Products for commodity trading
Retail investors can invest in many types of agri commodities such as pulses, cereals, oilseeds etc. and also in non agri commodities such as gold silver, crude oil etc. Since the delivery at the end of the contract period can be given in physical stocks or settled in cash, it gives investors the freedom to add these to their financial portfolios and benefit from the diversification in their portfolios.
Exchanges in the country
The various commodity exchanges where the products are traded and retail investors can participate are National Commodity and Derivative Exchange (NCDEX), the Multi Commodity Exchange of India (MCX) and the National Multi Commodity Exchange of India Ltd. (NMCE).

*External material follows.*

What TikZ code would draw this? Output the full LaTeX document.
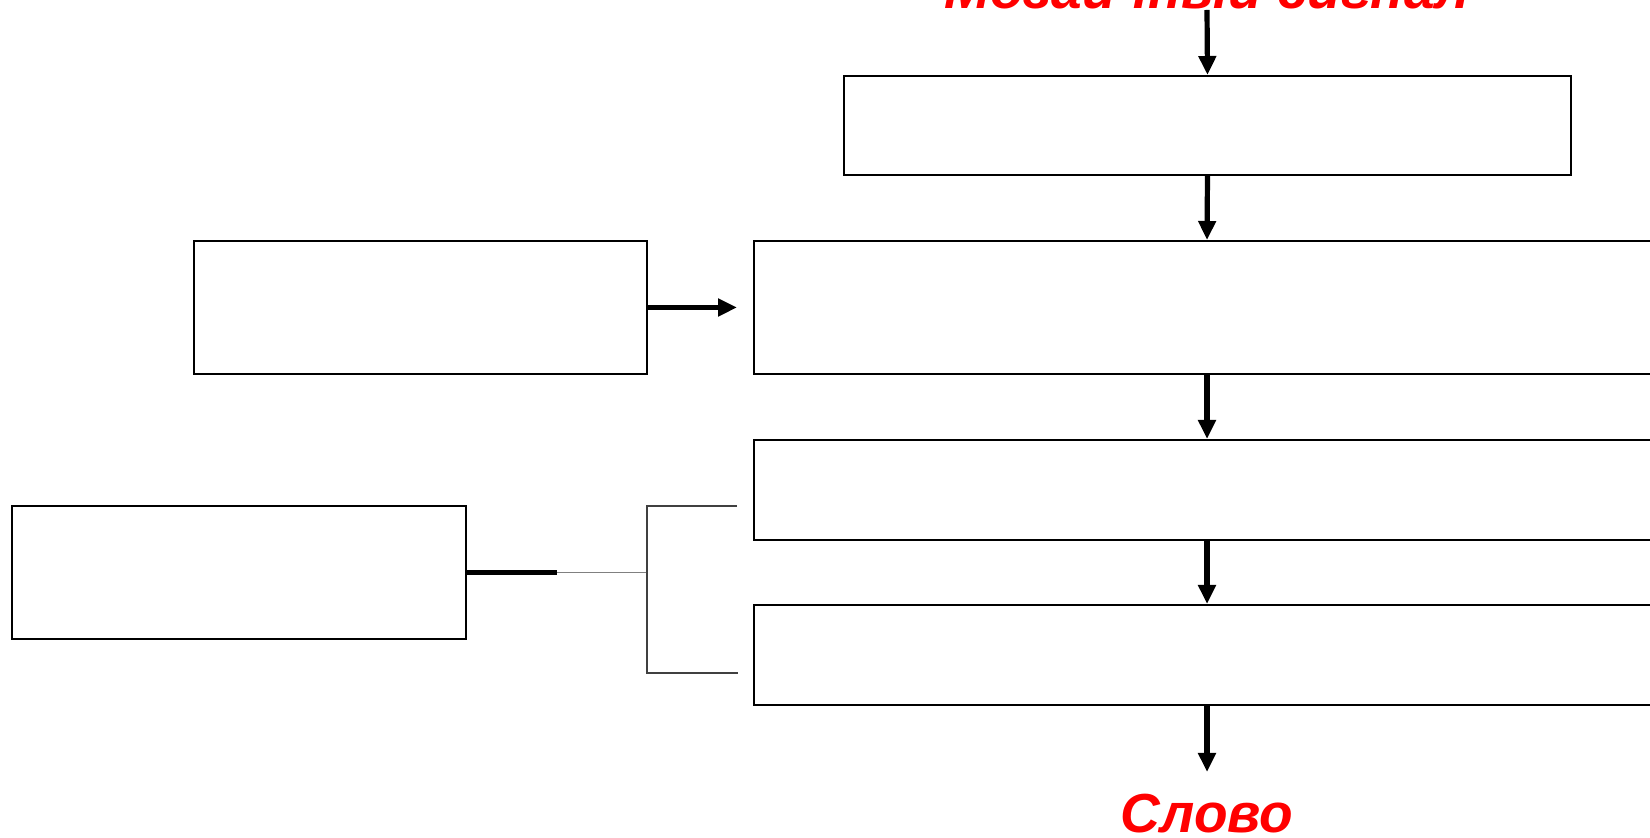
\documentclass[tikz,border=0pt]{standalone}
\usepackage{fontspec}
\setmainfont{Liberation Sans}
\usetikzlibrary{arrows.meta}

\begin{document}
\begin{tikzpicture}[x=0.5pt,y=-0.5pt,
  box/.style={draw,line width=1pt,inner sep=0pt},
  arrow/.style={line width=2.6pt,-{Triangle[length=9.5pt,width=8.5pt]}},
  title/.style={text=red,font=\fontsize{27.5}{30}\selectfont\bfseries\itshape,inner sep=0pt}]
  \useasboundingbox (0,0) rectangle (1650,838);
  % Texts
  \node[title,anchor=base] (signal) at (1207,9) {Мозаичный сигнал};
  \node[title,anchor=base] (word) at (1207,833) {Слово};
  \coordinate (signalend) at (1207,10);
  \coordinate (wordtop) at (1207,772);
  % Boxes of the chain
  \node[box,minimum width=727pt/2,minimum height=99pt/2] (stage1) at (1207.5,125.5) {};
  \node[box,minimum width=906pt/2,minimum height=133pt/2] (stage2) at (1207,307.5) {};
  \node[box,minimum width=906pt/2,minimum height=100pt/2] (stage3) at (1207,490) {};
  \node[box,minimum width=906pt/2,minimum height=100pt/2] (stage4) at (1207,655) {};
  % Boxes on the left
  \node[box,minimum width=453pt/2,minimum height=133pt/2] (memory) at (420.5,307.5) {};
  \node[box,minimum width=454pt/2,minimum height=133pt/2] (context) at (239,572.5) {};
  % Arrows down
  \draw[arrow] (signalend) -- (stage1.north);
  \draw[arrow] (stage1.south) -- (stage2.north);
  \draw[arrow] (stage2.south) -- (stage3.north);
  \draw[arrow] (stage3.south) -- (stage4.north);
  \draw[arrow] (stage4.south) -- (wordtop);
  \draw[arrow,shorten >=8pt] (memory.east) -- (memory.east -| stage2.west);
  % Bracket
  \coordinate (brtop) at (647,506);
  \coordinate (brbot) at (647,673);
  \coordinate (brmid) at (647,572.5);
  \draw[line width=2.2pt] (context.east) -- ++(90,0) coordinate (thickend);
  \draw[gray,line width=0.8pt] (thickend) -- (brmid);
  \draw[black!75,line width=0.8pt] (brtop -| stage3.west) ++(-16,0) -- (brtop) -- (brbot) -- ++(91,0);
\end{tikzpicture}
\end{document}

The stocks can be traded electronically and the settlement made. The three national exchanges have their presence in more than 1500 cities and smaller towns across India. These exchanges are also regulated by the Forward Markets Commission. The registered brokers of the exchange are listed on the sites of these exchanges. Some of the more prominent commodities broker is Refco Sify Securities, SSKI (Sharekhan), ICICIcommtrade etc.

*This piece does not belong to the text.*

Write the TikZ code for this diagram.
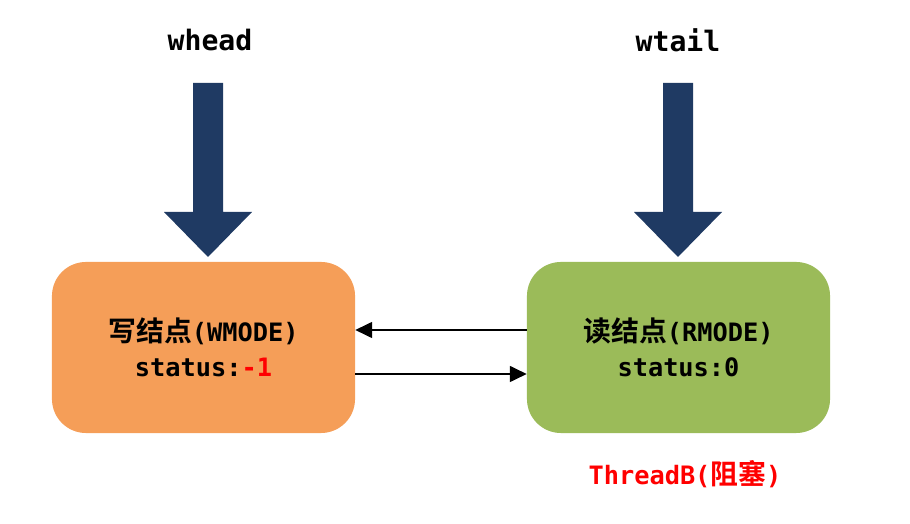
\documentclass[tikz,border=0pt]{standalone}
\usepackage{fontspec}
\setmonofont{DejaVu Sans Mono}
\newfontfamily\cjk{Noto Sans CJK SC}[BoldFont=Noto Sans CJK SC Bold, Scale=1.1]
\usetikzlibrary{arrows.meta}
\definecolor{wcolor}{HTML}{F59E58}
\definecolor{rcolor}{HTML}{9BBB59}
\definecolor{bigblue}{HTML}{1F3A63}
\tikzset{
  modebox/.style={rounded corners=0.85cm, minimum width=7.575cm, minimum height=4.275cm,
    align=center, font=\ttfamily\bfseries\fontsize{18}{25}\selectfont},
  ptrlabel/.style={font=\ttfamily\bfseries\fontsize{20}{24}\selectfont},
  link/.style={line width=0.9pt, -{Triangle[width=0.4cm, length=0.42cm]}}
}
\begin{document}
\begin{tikzpicture}[x=0.025cm, y=-0.025cm]
\useasboundingbox (0,0) rectangle (910,524);
\node[modebox, fill=wcolor] at (203.5,347.5) (wnode) {{\cjk\bfseries 写结点}(WMODE)\\status:\textcolor{red}{-1}};
\node[modebox, fill=rcolor] at (678.5,347.5) (rnode) {{\cjk\bfseries 读结点}(RMODE)\\status:0};
\node[ptrlabel] at (210,40) (whead) {whead};
\node[ptrlabel] at (678,40) (wtail) {wtail};
\node[font=\ttfamily\bfseries\fontsize{18}{22}\selectfont, text=red] at (685,474) (thread) {ThreadB({\cjk\bfseries 阻塞})};

% pointer arrows
\coordinate (wtop) at (208,83);
\coordinate (rtop) at (678,83);
\foreach \p in {wtop, rtop}
  \fill[bigblue] (\p) ++(-15,0) -- ++(0,129) -- ++(-29,0) -- ++(44,45)
    -- ++(44,-45) -- ++(-29,0) -- ++(0,-129) -- cycle;

\draw[link] (rnode.west |- 0,330) -- (wnode.east |- 0,330);
\draw[link] (wnode.east |- 0,374) -- (rnode.west |- 0,374);
\end{tikzpicture}
\end{document}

There are certain commodities trading basics that can be used by the retail investors.
- The commodity trading in India can be started with a minimum investment of R 5000. Money is also required for payment of brokerage charges and margin calls.
- The margins will be usually being in the range of 5% – 10% of the contract value of the commodities futures contract.
- The unit and the prices will differ for each commodity. The units can be in grams, kilograms and tons or metric tons.
- Since the exchanges have systems for both cash and physical settlement, investors can choose their mode of settlement and payment for the futures contracts. For physical deliveries, warehouse receipts are required at the time of settlement and delivery.
For those that are investors and players in the market, market information is also available quite easily. The prices of the commodities futures are dependent on the demand and the supply of the commodities and many other economical and outside factors.
For trading in futures, the investor would require a Demat account for commodities trading from National Securities Depository Ltd. PAN no, contact details and bank account no are mandatory for entering into contract with the commodity trading broker.
Companies offer commodity trading tips that are chargeable. Investors are alerted through SMS and emails for the tips to help them profit from their investments. Apart from this investors can use the information available in commodity related magazines, daily financial newspapers and reports from market analysts as well as many news channels.